Work to do: Filter for the word "with" and keep each matching line.

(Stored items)
• • • • • • •

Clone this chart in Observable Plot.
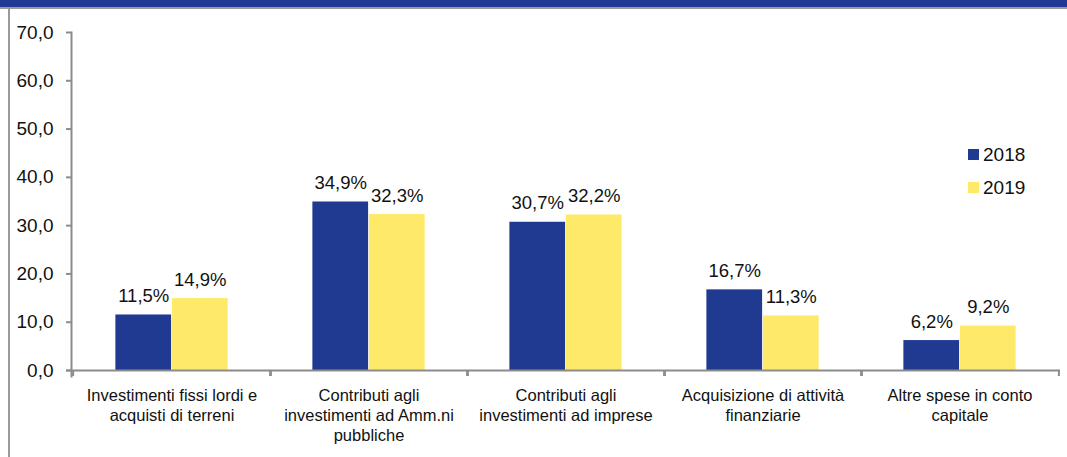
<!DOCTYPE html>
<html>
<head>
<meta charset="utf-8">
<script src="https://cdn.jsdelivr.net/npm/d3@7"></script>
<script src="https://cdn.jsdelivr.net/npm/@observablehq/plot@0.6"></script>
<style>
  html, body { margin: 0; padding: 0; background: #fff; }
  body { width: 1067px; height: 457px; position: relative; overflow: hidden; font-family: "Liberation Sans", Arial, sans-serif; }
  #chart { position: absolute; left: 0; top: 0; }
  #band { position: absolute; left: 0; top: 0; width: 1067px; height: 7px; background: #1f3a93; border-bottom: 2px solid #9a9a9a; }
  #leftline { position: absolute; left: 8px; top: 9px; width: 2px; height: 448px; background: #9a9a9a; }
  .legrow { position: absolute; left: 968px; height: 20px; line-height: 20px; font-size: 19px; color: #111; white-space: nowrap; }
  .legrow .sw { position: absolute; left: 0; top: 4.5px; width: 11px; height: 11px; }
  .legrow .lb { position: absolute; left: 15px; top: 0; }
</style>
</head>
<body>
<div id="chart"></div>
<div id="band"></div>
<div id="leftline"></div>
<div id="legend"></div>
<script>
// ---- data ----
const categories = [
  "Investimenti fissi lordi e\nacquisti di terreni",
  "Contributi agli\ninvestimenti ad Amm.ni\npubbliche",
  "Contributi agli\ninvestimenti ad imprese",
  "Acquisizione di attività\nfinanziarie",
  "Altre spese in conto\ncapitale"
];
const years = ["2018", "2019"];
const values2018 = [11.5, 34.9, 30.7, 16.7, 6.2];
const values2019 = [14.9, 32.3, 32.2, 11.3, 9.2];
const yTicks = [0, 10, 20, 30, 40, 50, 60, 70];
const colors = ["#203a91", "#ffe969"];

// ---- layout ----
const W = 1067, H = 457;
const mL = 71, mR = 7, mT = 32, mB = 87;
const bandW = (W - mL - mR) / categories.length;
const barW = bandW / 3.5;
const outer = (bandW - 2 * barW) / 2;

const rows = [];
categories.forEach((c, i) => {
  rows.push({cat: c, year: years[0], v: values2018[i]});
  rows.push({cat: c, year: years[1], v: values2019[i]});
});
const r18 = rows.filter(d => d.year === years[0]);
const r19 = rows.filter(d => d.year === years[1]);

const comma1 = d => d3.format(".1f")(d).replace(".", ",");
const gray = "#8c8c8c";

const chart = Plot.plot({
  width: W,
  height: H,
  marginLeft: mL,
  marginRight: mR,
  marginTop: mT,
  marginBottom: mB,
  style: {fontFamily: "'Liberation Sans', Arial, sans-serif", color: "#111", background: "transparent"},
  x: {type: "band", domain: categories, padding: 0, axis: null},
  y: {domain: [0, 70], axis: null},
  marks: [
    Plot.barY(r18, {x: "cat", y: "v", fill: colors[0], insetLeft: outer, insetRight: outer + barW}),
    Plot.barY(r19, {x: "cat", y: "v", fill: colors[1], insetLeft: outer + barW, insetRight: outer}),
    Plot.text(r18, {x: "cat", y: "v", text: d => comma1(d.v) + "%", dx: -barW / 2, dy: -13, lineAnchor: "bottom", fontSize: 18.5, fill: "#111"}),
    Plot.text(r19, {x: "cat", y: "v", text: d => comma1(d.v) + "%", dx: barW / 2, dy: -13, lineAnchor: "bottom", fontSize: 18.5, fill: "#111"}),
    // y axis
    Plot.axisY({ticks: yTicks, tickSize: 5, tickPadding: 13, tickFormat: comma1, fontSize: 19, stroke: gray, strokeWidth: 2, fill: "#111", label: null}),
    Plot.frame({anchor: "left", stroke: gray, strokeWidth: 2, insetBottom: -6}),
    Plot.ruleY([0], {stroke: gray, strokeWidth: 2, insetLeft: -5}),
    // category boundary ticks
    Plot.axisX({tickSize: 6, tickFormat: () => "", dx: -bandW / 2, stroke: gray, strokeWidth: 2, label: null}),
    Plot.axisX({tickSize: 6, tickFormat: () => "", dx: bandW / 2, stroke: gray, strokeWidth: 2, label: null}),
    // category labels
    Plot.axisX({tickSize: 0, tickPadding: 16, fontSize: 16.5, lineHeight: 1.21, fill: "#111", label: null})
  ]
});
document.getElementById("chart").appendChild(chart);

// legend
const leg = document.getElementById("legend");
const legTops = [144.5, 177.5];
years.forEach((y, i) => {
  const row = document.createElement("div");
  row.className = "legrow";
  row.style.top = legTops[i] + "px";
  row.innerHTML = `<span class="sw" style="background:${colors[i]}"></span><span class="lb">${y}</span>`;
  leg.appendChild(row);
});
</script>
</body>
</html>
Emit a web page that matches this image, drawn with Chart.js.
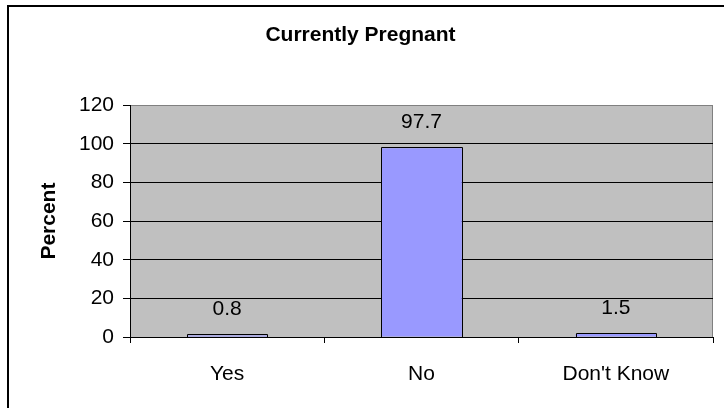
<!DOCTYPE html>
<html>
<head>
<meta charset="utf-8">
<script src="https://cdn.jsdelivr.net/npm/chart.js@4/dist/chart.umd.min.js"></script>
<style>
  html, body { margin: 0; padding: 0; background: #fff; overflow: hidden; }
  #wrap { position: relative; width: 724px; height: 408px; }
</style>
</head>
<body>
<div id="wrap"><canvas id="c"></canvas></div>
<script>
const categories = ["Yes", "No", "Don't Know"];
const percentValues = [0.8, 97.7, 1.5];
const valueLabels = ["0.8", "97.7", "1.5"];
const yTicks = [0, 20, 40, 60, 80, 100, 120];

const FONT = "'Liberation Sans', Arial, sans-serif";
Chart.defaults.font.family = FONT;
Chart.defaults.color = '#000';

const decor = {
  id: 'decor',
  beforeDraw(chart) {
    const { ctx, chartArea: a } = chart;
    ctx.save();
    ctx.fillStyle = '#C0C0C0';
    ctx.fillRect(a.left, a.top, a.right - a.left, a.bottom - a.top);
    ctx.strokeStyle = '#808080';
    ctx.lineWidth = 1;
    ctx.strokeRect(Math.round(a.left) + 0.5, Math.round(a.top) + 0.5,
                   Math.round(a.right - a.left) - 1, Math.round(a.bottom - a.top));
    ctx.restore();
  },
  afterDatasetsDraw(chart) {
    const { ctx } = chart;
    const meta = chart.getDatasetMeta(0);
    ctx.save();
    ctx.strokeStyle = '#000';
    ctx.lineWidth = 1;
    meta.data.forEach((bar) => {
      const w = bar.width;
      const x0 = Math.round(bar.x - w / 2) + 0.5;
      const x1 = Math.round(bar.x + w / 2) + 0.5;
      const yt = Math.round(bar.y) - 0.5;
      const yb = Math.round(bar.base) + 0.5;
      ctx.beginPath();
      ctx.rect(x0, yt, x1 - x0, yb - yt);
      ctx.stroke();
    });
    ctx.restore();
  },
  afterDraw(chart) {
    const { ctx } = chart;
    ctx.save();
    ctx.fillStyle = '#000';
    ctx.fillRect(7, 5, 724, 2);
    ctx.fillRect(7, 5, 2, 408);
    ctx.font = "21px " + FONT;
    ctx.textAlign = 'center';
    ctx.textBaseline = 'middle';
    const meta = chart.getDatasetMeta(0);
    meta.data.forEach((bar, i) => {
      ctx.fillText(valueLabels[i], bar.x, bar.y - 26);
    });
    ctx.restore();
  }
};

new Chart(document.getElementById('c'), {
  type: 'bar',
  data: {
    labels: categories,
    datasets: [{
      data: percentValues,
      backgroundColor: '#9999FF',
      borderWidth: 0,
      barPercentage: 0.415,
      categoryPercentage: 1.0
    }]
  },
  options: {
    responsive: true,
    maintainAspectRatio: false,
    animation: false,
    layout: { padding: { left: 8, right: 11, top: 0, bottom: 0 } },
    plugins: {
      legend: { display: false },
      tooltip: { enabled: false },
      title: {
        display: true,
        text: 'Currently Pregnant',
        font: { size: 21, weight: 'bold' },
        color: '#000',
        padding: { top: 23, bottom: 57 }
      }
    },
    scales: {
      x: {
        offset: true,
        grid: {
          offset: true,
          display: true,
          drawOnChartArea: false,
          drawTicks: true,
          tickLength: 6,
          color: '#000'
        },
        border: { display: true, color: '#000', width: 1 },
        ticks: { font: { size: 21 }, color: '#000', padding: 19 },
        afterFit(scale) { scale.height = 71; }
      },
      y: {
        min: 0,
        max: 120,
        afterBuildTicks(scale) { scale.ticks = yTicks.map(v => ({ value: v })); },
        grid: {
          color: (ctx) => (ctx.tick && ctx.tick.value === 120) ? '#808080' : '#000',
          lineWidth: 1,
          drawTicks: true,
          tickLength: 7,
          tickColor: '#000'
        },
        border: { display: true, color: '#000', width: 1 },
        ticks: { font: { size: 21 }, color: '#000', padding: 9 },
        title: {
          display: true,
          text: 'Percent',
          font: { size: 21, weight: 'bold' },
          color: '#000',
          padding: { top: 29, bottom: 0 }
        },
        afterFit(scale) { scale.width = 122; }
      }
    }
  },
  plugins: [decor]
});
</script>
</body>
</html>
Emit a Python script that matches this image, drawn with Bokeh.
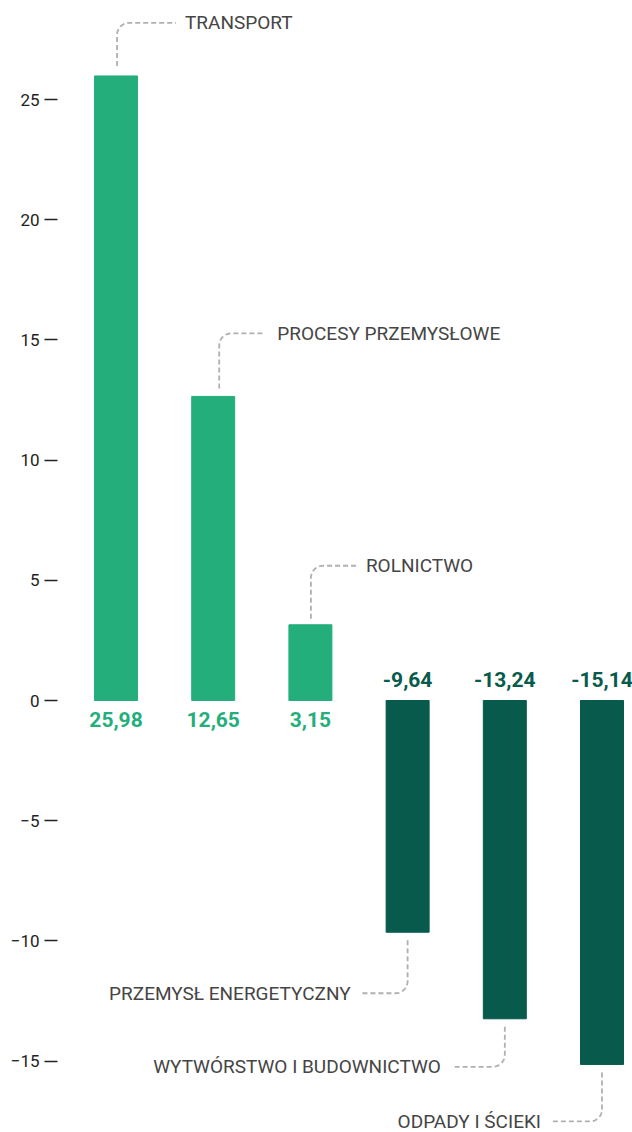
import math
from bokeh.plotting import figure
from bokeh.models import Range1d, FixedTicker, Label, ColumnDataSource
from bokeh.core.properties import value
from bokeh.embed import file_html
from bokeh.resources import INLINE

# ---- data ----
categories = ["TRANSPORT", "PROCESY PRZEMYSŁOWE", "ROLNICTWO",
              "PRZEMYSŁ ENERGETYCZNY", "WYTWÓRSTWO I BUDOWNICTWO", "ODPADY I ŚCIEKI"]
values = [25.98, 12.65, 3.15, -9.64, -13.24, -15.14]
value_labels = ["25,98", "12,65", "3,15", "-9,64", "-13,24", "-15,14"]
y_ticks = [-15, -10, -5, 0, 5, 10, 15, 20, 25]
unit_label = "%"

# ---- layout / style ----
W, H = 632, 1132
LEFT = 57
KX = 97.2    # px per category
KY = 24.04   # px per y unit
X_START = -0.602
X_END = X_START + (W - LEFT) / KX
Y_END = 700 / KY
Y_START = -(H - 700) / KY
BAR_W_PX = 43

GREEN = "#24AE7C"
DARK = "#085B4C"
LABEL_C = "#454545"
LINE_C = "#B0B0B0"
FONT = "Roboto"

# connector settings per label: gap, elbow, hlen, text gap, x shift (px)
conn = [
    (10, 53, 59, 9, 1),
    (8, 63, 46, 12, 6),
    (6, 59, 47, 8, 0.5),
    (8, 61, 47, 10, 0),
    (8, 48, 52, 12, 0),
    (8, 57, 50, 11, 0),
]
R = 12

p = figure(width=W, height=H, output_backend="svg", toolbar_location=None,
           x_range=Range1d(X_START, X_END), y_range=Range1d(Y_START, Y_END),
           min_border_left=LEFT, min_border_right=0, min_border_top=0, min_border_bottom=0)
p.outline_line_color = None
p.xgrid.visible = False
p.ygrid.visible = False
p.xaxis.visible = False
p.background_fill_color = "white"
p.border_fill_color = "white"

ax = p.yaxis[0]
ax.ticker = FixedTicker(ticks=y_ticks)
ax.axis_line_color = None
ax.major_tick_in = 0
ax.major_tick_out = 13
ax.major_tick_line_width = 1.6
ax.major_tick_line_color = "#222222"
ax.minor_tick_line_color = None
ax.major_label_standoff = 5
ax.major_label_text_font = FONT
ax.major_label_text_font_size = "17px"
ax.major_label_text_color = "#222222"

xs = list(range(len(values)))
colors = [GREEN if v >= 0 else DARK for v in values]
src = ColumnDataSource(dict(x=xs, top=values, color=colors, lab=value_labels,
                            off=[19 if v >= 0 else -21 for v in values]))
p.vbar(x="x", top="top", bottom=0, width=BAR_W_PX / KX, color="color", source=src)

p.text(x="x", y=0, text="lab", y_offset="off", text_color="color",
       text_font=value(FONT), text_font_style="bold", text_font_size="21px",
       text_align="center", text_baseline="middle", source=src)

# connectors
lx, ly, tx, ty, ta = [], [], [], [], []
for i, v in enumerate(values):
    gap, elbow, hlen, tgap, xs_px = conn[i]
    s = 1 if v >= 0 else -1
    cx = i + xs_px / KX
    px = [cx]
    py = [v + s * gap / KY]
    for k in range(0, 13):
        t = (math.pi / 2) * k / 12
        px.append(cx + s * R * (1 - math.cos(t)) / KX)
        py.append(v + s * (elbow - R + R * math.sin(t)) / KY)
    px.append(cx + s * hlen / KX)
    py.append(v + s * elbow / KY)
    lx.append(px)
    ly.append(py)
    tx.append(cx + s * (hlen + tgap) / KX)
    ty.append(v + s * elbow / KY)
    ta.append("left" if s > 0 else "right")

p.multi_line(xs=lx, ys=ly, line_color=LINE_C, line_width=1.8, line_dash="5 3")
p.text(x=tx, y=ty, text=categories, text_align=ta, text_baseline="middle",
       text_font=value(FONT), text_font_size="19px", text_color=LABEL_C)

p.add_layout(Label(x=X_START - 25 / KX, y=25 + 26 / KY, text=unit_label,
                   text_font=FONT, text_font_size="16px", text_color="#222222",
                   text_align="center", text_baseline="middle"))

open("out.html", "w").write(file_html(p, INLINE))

• • • • • • •

Output for this task:
Emit a web page that matches this image, drawn with Chart.js.
Emit a Python script that matches this image, drawn with Bokeh.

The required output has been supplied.